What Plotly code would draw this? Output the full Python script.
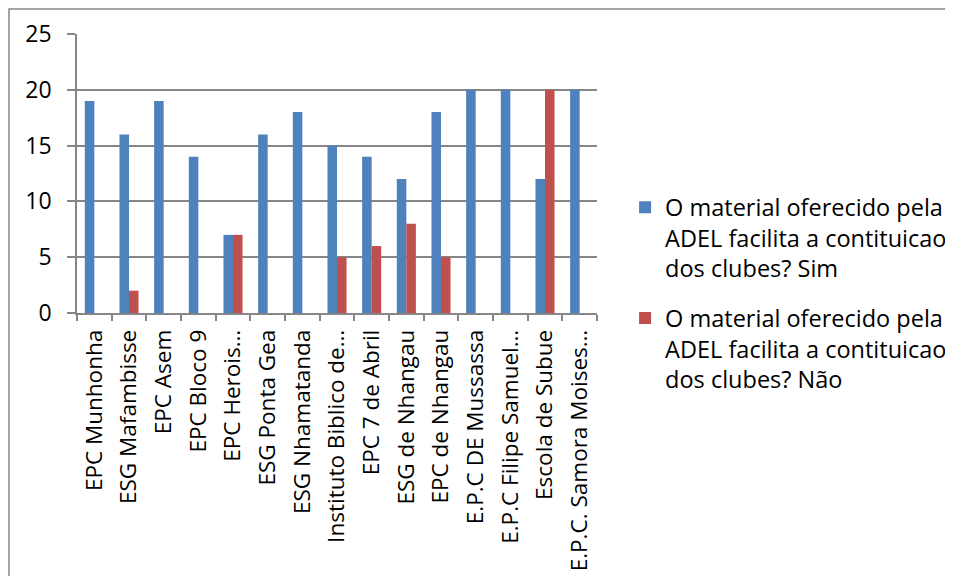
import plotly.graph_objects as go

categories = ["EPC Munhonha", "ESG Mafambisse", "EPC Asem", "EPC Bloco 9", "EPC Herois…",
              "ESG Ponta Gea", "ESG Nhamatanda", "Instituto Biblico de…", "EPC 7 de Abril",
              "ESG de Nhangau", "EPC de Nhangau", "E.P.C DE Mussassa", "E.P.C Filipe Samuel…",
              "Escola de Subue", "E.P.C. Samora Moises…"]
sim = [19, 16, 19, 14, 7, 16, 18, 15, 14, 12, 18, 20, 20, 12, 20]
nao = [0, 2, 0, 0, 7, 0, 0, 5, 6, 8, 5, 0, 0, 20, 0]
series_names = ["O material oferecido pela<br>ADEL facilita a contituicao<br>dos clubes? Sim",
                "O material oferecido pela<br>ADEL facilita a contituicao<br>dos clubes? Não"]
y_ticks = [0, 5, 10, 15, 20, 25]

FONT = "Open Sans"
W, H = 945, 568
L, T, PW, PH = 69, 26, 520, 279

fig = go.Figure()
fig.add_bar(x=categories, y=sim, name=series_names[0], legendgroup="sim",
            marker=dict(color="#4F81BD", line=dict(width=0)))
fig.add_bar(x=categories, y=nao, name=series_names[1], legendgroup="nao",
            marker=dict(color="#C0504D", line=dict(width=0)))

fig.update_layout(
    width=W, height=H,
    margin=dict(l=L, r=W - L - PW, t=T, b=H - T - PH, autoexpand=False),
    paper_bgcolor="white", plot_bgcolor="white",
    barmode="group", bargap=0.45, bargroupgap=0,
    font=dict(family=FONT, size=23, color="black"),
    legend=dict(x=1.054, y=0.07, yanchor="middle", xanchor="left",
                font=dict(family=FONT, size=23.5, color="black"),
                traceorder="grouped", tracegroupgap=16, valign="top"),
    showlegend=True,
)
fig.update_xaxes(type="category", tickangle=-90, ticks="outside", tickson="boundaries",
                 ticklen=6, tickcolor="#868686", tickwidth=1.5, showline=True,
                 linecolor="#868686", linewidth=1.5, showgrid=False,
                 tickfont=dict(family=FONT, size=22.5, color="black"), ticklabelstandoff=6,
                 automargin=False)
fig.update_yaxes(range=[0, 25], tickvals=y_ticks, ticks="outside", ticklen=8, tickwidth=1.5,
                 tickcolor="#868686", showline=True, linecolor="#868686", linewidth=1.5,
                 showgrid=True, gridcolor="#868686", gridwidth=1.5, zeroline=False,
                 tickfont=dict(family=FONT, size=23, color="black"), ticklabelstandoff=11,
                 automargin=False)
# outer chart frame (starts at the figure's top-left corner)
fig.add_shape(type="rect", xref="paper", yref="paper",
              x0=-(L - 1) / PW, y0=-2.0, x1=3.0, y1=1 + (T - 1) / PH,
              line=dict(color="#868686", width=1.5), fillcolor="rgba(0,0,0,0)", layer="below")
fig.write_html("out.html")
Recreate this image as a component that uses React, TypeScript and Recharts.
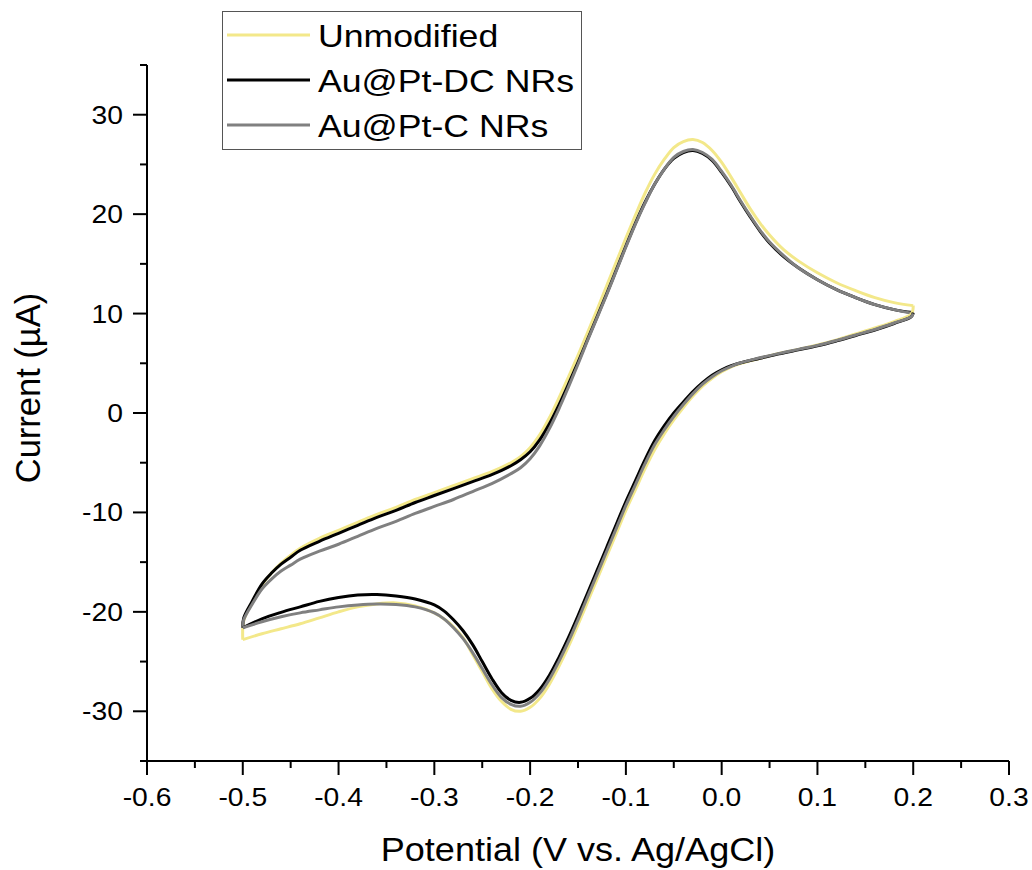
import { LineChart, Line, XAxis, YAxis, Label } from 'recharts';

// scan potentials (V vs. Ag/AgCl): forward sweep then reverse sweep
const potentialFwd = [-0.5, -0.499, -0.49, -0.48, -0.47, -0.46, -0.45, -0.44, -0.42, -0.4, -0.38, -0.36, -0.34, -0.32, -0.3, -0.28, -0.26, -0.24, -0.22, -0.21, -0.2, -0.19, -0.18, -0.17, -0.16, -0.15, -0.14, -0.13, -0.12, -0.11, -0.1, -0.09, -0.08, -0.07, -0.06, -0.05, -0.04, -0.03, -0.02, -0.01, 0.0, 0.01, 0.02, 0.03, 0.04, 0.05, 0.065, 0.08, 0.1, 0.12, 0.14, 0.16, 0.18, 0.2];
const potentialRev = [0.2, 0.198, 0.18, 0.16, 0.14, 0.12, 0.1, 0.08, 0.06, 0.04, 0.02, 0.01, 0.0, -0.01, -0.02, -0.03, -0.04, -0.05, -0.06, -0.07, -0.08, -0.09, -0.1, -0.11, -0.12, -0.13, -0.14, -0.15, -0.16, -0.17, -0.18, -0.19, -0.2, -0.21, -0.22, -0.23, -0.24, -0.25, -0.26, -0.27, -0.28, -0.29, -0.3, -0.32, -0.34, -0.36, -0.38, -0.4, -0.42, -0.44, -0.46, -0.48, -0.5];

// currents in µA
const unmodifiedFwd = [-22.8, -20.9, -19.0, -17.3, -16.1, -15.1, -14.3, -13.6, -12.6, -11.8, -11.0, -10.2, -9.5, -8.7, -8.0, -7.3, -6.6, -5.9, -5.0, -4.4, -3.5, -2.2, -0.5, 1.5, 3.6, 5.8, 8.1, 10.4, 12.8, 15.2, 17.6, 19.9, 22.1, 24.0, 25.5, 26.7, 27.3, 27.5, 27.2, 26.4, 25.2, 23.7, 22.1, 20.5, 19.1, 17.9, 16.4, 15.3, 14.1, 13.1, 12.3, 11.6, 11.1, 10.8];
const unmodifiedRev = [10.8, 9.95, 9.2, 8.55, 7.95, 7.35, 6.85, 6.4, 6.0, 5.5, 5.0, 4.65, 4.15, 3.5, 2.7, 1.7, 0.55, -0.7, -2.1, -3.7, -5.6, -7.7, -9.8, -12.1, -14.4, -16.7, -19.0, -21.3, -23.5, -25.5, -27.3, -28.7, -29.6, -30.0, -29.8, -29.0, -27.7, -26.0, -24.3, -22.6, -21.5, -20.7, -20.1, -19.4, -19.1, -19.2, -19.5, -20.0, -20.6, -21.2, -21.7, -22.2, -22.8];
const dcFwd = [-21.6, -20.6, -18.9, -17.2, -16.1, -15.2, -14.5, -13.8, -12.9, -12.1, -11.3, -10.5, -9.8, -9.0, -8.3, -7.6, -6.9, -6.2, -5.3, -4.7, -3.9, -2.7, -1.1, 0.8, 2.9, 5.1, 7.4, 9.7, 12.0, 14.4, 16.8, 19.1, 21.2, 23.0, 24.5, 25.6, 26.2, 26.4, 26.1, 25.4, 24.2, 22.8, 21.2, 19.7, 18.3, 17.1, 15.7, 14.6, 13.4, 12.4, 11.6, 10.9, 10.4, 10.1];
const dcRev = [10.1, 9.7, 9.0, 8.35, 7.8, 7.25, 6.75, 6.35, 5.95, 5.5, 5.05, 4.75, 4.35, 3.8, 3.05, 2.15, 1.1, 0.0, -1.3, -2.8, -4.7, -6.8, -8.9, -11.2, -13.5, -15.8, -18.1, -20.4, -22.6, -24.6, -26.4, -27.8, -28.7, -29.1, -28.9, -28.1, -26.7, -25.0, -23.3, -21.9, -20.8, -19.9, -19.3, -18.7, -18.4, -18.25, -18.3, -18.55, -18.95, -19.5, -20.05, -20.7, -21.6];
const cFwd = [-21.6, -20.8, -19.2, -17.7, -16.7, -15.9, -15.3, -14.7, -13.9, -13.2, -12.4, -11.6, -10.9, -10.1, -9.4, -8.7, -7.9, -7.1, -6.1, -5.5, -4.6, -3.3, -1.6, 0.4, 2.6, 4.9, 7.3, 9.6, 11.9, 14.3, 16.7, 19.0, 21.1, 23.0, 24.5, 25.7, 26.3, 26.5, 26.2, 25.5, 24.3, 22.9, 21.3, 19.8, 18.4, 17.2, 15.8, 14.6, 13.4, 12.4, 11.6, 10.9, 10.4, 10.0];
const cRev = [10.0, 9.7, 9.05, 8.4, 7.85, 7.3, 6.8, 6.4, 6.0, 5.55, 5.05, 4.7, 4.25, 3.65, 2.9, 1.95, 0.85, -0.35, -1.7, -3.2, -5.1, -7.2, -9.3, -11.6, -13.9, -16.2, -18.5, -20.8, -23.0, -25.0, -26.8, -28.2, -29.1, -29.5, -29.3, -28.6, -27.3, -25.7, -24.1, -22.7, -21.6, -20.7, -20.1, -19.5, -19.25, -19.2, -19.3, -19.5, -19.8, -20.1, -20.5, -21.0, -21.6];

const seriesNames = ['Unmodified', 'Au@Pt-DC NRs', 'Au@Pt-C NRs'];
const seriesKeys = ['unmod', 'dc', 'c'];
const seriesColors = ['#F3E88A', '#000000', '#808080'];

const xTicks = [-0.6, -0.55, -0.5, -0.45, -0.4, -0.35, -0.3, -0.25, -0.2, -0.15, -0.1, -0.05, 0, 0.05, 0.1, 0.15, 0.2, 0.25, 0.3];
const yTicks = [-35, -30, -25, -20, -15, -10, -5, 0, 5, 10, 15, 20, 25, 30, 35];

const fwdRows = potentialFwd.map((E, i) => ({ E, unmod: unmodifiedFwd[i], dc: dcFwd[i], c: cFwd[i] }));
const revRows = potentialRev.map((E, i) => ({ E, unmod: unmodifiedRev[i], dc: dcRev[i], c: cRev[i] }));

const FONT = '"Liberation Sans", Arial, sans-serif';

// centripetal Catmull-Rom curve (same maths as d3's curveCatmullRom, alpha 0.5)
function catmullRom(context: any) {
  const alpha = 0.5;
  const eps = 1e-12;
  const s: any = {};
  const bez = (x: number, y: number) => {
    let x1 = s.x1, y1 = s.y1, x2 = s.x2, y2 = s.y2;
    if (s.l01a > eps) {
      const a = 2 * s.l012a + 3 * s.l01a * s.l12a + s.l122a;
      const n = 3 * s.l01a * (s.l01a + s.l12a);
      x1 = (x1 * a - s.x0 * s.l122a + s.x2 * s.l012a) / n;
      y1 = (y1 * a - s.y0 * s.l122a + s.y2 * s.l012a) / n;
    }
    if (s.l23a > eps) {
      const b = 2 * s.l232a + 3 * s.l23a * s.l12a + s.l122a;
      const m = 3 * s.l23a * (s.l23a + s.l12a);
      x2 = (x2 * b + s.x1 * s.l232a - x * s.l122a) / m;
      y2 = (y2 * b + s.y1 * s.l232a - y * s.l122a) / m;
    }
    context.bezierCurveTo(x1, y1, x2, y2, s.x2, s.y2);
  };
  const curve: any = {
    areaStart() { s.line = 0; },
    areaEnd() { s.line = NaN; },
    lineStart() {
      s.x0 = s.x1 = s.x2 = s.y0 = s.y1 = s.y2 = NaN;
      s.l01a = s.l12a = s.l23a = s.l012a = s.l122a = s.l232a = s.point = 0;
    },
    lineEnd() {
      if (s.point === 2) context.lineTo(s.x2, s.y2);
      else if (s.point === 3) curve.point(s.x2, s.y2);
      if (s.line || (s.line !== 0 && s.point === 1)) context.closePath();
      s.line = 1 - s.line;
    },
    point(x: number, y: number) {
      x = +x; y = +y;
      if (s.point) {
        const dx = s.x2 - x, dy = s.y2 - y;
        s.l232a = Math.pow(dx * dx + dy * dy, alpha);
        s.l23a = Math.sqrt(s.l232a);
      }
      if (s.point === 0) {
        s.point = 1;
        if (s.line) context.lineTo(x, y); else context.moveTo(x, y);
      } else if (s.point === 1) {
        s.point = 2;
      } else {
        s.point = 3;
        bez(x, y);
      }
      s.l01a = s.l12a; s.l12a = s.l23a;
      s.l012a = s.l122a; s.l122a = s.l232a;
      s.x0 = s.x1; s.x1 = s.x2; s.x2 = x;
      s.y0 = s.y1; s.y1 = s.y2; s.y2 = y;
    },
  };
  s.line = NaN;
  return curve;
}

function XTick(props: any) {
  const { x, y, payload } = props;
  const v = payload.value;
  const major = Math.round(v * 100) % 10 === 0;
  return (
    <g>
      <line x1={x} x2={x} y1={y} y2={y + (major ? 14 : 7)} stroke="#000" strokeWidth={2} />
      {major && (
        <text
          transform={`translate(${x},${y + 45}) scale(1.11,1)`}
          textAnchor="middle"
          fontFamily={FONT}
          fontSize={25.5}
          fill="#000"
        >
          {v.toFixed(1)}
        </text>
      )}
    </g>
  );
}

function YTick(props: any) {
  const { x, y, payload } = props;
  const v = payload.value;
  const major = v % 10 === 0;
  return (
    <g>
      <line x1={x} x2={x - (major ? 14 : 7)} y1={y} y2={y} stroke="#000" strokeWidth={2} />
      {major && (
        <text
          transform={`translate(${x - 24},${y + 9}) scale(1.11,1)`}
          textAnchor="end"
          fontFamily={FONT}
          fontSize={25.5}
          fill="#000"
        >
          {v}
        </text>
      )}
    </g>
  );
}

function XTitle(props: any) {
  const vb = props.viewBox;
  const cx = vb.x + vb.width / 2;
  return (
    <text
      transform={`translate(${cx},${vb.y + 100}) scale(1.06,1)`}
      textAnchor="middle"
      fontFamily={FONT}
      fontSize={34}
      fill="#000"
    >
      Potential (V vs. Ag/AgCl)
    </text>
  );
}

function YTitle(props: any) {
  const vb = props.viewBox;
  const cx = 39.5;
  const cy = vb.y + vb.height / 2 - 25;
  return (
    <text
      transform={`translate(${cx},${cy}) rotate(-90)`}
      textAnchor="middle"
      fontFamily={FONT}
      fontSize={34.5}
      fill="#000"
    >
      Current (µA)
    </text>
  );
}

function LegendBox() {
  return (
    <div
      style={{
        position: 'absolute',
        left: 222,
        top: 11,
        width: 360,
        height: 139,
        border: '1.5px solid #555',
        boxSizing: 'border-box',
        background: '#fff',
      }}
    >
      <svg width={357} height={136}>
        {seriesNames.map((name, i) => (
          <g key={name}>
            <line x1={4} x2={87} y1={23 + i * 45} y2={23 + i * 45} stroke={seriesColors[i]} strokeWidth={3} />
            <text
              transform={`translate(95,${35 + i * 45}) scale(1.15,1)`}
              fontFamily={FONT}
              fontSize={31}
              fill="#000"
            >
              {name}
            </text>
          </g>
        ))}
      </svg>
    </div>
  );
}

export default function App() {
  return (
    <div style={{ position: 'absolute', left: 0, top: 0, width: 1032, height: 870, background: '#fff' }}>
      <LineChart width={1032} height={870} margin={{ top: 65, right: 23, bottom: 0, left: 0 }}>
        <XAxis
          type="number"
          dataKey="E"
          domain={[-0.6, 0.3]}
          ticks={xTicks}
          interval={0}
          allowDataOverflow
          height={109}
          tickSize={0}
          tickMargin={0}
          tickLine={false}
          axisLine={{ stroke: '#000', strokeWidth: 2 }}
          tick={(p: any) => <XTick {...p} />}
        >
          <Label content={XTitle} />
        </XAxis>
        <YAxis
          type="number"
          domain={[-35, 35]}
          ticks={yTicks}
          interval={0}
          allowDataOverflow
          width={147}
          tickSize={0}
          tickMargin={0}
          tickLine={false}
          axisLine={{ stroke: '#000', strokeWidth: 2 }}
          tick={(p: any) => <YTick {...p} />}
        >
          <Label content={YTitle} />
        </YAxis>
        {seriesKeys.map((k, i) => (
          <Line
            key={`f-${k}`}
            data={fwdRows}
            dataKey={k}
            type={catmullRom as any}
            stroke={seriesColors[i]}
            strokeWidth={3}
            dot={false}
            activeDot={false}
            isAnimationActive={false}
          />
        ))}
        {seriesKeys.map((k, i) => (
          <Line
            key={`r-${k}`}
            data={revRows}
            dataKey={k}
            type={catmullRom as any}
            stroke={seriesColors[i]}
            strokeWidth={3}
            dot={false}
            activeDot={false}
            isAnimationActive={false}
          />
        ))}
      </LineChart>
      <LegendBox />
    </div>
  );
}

■ ■ ■ ■ ■

__Requirements__
Give only the number of lines in the material above that include the word "this".

__Exercise solution__
2